WHAT THIS TASK INVOLVES: Drop the images; return everything else in the listing below exactly.

DATASET EXCERPT:
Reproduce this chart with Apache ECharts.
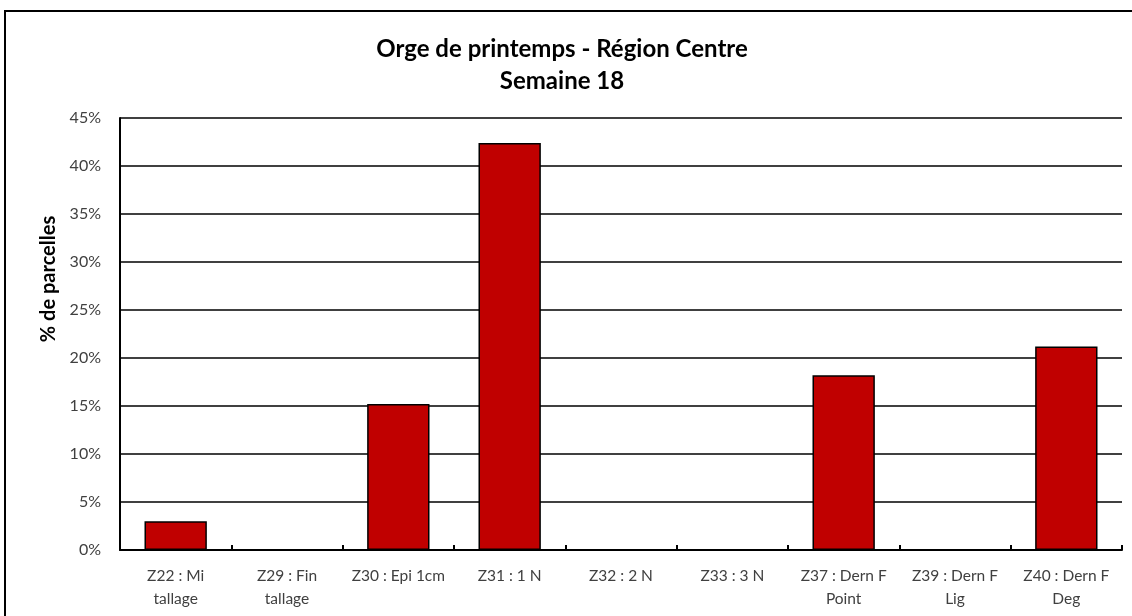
<!DOCTYPE html>
<html>
<head>
<meta charset="utf-8">
<script src="https://cdn.jsdelivr.net/npm/echarts@6/dist/echarts.min.js"></script>
<style>
html, body { margin: 0; padding: 0; background: #fff; overflow: hidden; }
#frame { position: absolute; left: 4px; top: 10px; width: 1140px; height: 620px; border: 2px solid #000; box-sizing: border-box; }
#myChart { position: absolute; left: 0; top: 0; width: 1132px; height: 616px; }
</style>
</head>
<body>
<div id="frame"></div>
<div id="myChart"></div>
<script>
// stades
const categories = [
	'Z22 : Mi\ntallage',
	'Z29 : Fin\ntallage',
	'Z30 : Epi 1cm',
	'Z31 : 1 N',
	'Z32 : 2 N',
	'Z33 : 3 N',
	'Z37 : Dern F\nPoint',
	'Z39 : Dern F\nLig',
	'Z40 : Dern F\nDeg'
]
// % de parcelles
const values = [3.0, 0, 15.2, 42.4, 0, 0, 18.2, 0, 21.2]
const titleLines = ['Orge de printemps - Région Centre', 'Semaine 18']

const chart = echarts.init(document.getElementById('myChart'))
const option = {
	animation: false,
	textStyle: { fontFamily: 'Lato' },
	title: {
		text: titleLines.join('\n'),
		left: 557,
		textAlign: 'center',
		top: 28,
		textStyle: {
			fontFamily: 'Lato',
			fontSize: 24,
			fontWeight: 'bold',
			color: '#000',
			lineHeight: 32
		}
	},
	grid: {
		left: 120,
		right: 10,
		top: 118,
		bottom: 66
	},
	xAxis: {
		type: 'category',
		data: categories,
		axisLine: { lineStyle: { color: '#000', width: 2 } },
		axisTick: { show: true, inside: true, length: 5, lineStyle: { color: '#000', width: 2 } },
		axisLabel: {
			color: '#404040',
			fontSize: 15.5,
			lineHeight: 23,
			margin: 14,
			interval: 0
		}
	},
	yAxis: {
		type: 'value',
		min: 0,
		max: 45,
		interval: 5,
		name: '% de parcelles',
		nameLocation: 'middle',
		nameGap: 60,
		nameTextStyle: {
			fontFamily: 'Lato',
			fontSize: 20,
			fontWeight: 'bold',
			color: '#000',
			padding: [0, 0, 0, 110]
		},
		axisLine: { show: true, lineStyle: { color: '#000', width: 2 } },
		axisTick: { show: false },
		axisLabel: {
			formatter: '{value}%',
			color: '#404040',
			fontSize: 16,
			margin: 19
		},
		splitLine: { lineStyle: { color: '#000', width: 1.5 } }
	},
	series: [
		{
			type: 'bar',
			data: values,
			barCategoryGap: '44%',
			itemStyle: {
				color: '#C00000',
				borderColor: '#000',
				borderWidth: 1.5
			}
		}
	]
}
chart.setOption(option)
</script>
</body>
</html>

FINAL ANSWER:
Reproduce this chart with Apache ECharts.
<!DOCTYPE html>
<html>
<head>
<meta charset="utf-8">
<script src="https://cdn.jsdelivr.net/npm/echarts@6/dist/echarts.min.js"></script>
<style>
html, body { margin: 0; padding: 0; background: #fff; overflow: hidden; }
#frame { position: absolute; left: 4px; top: 10px; width: 1140px; height: 620px; border: 2px solid #000; box-sizing: border-box; }
#myChart { position: absolute; left: 0; top: 0; width: 1132px; height: 616px; }
</style>
</head>
<body>
<div id="frame"></div>
<div id="myChart"></div>
<script>
// stades
const categories = [
	'Z22 : Mi\ntallage',
	'Z29 : Fin\ntallage',
	'Z30 : Epi 1cm',
	'Z31 : 1 N',
	'Z32 : 2 N',
	'Z33 : 3 N',
	'Z37 : Dern F\nPoint',
	'Z39 : Dern F\nLig',
	'Z40 : Dern F\nDeg'
]
// % de parcelles
const values = [3.0, 0, 15.2, 42.4, 0, 0, 18.2, 0, 21.2]
const titleLines = ['Orge de printemps - Région Centre', 'Semaine 18']

const chart = echarts.init(document.getElementById('myChart'))
const option = {
	animation: false,
	textStyle: { fontFamily: 'Lato' },
	title: {
		text: titleLines.join('\n'),
		left: 557,
		textAlign: 'center',
		top: 28,
		textStyle: {
			fontFamily: 'Lato',
			fontSize: 24,
			fontWeight: 'bold',
			color: '#000',
			lineHeight: 32
		}
	},
	grid: {
		left: 120,
		right: 10,
		top: 118,
		bottom: 66
	},
	xAxis: {
		type: 'category',
		data: categories,
		axisLine: { lineStyle: { color: '#000', width: 2 } },
		axisTick: { show: true, inside: true, length: 5, lineStyle: { color: '#000', width: 2 } },
		axisLabel: {
			color: '#404040',
			fontSize: 15.5,
			lineHeight: 23,
			margin: 14,
			interval: 0
		}
	},
	yAxis: {
		type: 'value',
		min: 0,
		max: 45,
		interval: 5,
		name: '% de parcelles',
		nameLocation: 'middle',
		nameGap: 60,
		nameTextStyle: {
			fontFamily: 'Lato',
			fontSize: 20,
			fontWeight: 'bold',
			color: '#000',
			padding: [0, 0, 0, 110]
		},
		axisLine: { show: true, lineStyle: { color: '#000', width: 2 } },
		axisTick: { show: false },
		axisLabel: {
			formatter: '{value}%',
			color: '#404040',
			fontSize: 16,
			margin: 19
		},
		splitLine: { lineStyle: { color: '#000', width: 1.5 } }
	},
	series: [
		{
			type: 'bar',
			data: values,
			barCategoryGap: '44%',
			itemStyle: {
				color: '#C00000',
				borderColor: '#000',
				borderWidth: 1.5
			}
		}
	]
}
chart.setOption(option)
</script>
</body>
</html>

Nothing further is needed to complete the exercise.